2020 journal article

Gestational Cd Exposure in the CD-1 Mouse Induces Sex-Specific Hepatic Insulin Insensitivity, Obesity, and Metabolic Syndrome in Adult Female Offspring

TOXICOLOGICAL SCIENCES, 178(2), 264–280.

By: T. Jackson n, G. Ryherd n, C. Scheibly n, A. Sasser n, T. Guillette n & S. Belcher n 

co-author countries: United States of America πŸ‡ΊπŸ‡Έ
author keywords: cadmium; diabetes mellitus type 2; endocrine disruption; insulin resistance; metabolic; nonalcoholic fatty liver disease; retinoic acid
MeSH headings : Animals; Cadmium / toxicity; Cadmium Chloride / toxicity; Diabetes Mellitus, Type 2 / chemically induced; Female; Insulin Resistance; Liver / physiopathology; Male; Metabolic Syndrome / chemically induced; Mice; Obesity / chemically induced; Pregnancy; Prenatal Exposure Delayed Effects; Sex Factors
Source: Web Of Science
Added: February 15, 2021

Abstract There is compelling evidence that developmental exposure to toxic metals increases risk for obesity and obesity-related morbidity including cardiovascular disease and type 2 diabetes. To explore the hypothesis that developmental Cd exposure increases risk of obesity later in life, male, and female CD-1 mice were maternally exposed to 500 ppb CdCl2 in drinking water during a human gestational equivalent period (gestational day 0-postnatal day 10 [GD0-PND10]).
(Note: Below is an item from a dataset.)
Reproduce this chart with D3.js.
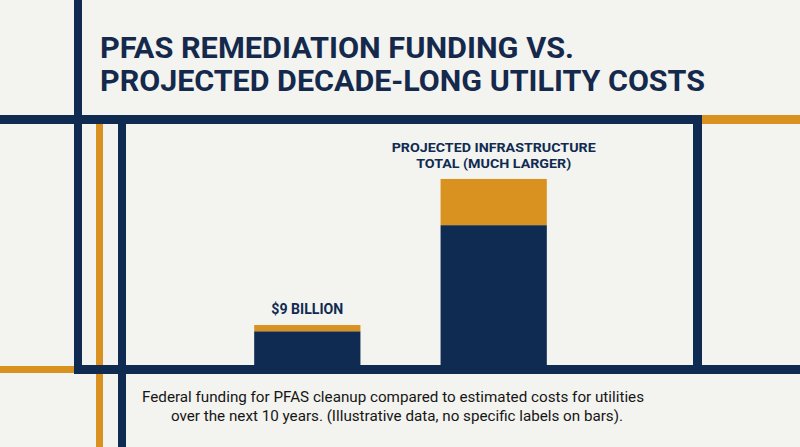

Hallmark indicators of metabolic disruption, hepatic steatosis, and metabolic syndrome were evaluated prior to birth through adulthood. Maternal blood Cd levels were similar to those observed in human pregnancy cohorts, and Cd was undetected in adult offspring. There were no observed impacts of exposure on dams or pregnancy-related outcomes. Results of glucose and insulin tolerance testing revealed that Cd exposure impaired offspring glucose homeostasis on PND42. Exposure-related increases in circulating triglycerides and hepatic steatosis were apparent only in females. By PND120, Cd-exposed females were 30% heavier with 700% more perigonadal fat than unexposed control females. There was no evidence of dyslipidemia, steatosis, increased weight gain, nor increased adiposity in Cd-exposed male offspring. Hepatic transcriptome analysis on PND1, PND21, and PND42 revealed evidence for female-specific increases in oxidative stress and mitochondrial dysfunction with significant early disruption of retinoic acid signaling and altered insulin receptor signaling consistent with hepatic insulin sensitivity in adult females. The observed steatosis and metabolic syndrome-like phenotypes resulting from exposure to 500 ppb CdCl2 during the pre- and perinatal period of development equivalent to human gestation indicate that Cd acts developmentally as a sex-specific delayed obesogen.